Aujourd'hui Fanivelona commémore le 30ème anniversaire d'un fait historique, celui de la levée du tabou sur l'abandon des jumeaux par la population de ce hameau. Les faits remontent donc à juillet 1982, lorsqu'un médecin accoucheur, après avoir délivré une jeune maman de deux bébés jumeaux, s'est vu contraint de leur trouver des parents adoptifs. La maman avait rejeté ses bébés à leur naissance.

Devant l'impossibilité de trouver une famille d'accueil, le médecin menaça de porter l'affaire devant la justice, si au bout d'une semaine la communauté ne revenait pas sur sa décision. De menaces en négociations, un compromis fut finalement trouvé. 

Il fut convenu que pour atténuer la furie des esprits des ancêtres protecteurs qui réprouvaient le maintien des jumeaux dans la communauté les "tangalamena" ou rois traditionnels devaient conjurer le mauvais sort qui allait frapper le village en sacrifiant un zébu à l'autel du village symbolisé par une grosse pierre noire au cours d'un rituel complexe au cours duquel on implorerait le pardon de ces ancêtres qui, selon la tradition malgache, facilitent le passage des morts dans « l'autre monde ».

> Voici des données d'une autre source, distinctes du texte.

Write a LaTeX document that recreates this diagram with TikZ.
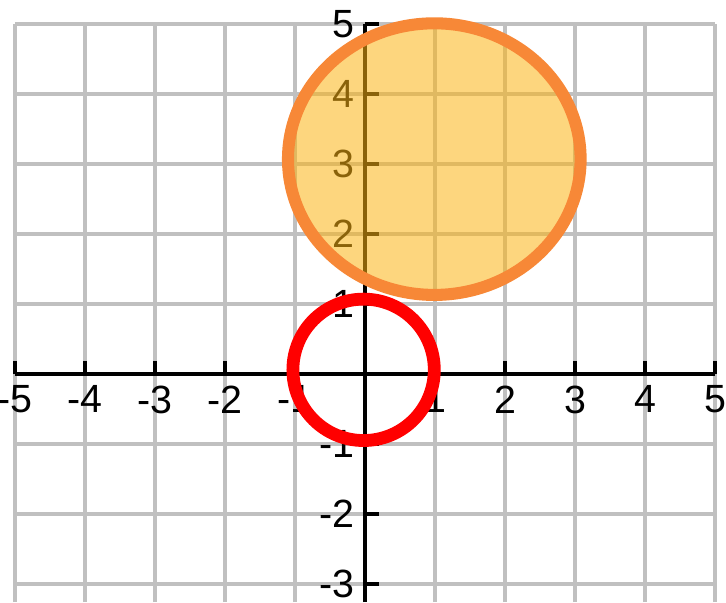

Depuis la célébration de ce rituel du "tapake-vitra" signifiant, en langue malgache, "c'est décidé", les jumeaux sont acceptés et vivent en harmonie avec la communauté. Et le village de  Fanivelona est cité en exemple pour avoir collectivement tordu le cou à ce tabou. Mais si, à Fanivelona, la raison et le bons sens ont prévalu sur la cruauté et l'ignorance, chez les autres communautés Antambaoka du sud-est, il en va autrement.

Elles continuent, à Mananjary et ailleurs, à réserver aux jumeaux le même sort que leurs ancêtres, au mépris de toutes les lois et conventions sur la protection et les droits des enfants.

Tandis qu'au rythme des tambours et du "kabosy", la guitare traditionnelle, les jumeaux de Fanivelona et leur communauté célèbrent 30 années de liberté, les "harona" ou paniers en paille destinés à la collecte des fruits ou au transport des animaux de la basse-cour et contenant des bébés-jumeaux le plus souvent dans une situation de malnutrition alarmante continuent d'affluer dans les centres pour jumeaux abandonnés.

Pour un bébé arrivant aux centres d'accueil de CATJA ou de Fantanenana, combien sont-ils encore à être enterrés subrepticement sous un caféier ou entre deux jacinthes d'eau ? Nul ne le sait avec exactitude. Long est encore le chemin à parcourir dans cette partie de la Grande île avant que la malédiction des jumeaux de Mananjary ne termine sa course folle dans la poubelle de l’Histoire.